== GIVEN INFORMATION ==

•••

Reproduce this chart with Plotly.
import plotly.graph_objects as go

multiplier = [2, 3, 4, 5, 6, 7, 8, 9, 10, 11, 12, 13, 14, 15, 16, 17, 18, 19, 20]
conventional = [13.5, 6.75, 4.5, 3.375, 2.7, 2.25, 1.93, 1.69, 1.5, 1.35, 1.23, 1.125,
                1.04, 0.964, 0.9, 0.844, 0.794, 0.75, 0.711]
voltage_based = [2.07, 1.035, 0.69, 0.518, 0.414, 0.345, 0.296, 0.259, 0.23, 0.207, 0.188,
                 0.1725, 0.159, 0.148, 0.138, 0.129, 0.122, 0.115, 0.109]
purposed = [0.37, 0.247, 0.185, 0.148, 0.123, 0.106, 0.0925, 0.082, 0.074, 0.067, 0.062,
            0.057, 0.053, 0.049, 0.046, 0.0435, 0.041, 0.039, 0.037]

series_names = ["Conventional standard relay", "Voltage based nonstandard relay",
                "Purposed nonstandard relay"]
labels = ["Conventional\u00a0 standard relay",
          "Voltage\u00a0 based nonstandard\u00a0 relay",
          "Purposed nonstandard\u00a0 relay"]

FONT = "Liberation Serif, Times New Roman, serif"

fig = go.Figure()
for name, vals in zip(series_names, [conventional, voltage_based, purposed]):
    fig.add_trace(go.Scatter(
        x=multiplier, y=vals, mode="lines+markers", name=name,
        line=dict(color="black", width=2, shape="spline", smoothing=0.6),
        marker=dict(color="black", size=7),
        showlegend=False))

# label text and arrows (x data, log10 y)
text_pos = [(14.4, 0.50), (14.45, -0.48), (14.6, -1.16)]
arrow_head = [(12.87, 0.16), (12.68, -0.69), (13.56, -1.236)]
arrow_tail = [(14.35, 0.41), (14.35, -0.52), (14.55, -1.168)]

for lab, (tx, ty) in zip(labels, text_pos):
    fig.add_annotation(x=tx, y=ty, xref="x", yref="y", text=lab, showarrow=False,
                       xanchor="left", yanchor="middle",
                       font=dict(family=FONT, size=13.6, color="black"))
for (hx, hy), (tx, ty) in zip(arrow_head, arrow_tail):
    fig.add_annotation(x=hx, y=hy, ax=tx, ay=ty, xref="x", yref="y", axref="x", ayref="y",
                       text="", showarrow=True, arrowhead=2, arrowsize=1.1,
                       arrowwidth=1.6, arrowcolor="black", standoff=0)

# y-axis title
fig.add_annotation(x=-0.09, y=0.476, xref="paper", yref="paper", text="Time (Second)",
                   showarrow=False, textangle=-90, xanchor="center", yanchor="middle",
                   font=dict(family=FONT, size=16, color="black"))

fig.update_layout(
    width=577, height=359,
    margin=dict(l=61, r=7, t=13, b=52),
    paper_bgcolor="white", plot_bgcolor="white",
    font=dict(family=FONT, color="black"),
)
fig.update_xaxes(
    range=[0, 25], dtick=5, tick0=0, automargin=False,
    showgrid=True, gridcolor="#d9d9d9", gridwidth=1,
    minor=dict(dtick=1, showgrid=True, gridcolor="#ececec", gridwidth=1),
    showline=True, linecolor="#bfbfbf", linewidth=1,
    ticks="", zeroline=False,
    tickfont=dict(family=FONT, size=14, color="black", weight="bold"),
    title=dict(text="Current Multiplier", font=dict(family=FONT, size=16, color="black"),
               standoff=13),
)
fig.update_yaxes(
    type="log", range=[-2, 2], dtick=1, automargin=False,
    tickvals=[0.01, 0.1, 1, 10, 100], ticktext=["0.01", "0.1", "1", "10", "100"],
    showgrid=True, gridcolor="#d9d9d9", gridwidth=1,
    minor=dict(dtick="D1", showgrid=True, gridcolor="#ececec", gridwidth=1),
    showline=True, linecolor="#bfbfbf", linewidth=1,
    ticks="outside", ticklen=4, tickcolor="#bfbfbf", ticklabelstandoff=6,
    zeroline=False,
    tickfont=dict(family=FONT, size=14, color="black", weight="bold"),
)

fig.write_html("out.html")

•••

Repeat exactly, please, each line from the beginning of the data through the line with "import plotly.graph_objects as go" in it, and only those lines.

Reproduce this chart with Plotly.
import plotly.graph_objects as go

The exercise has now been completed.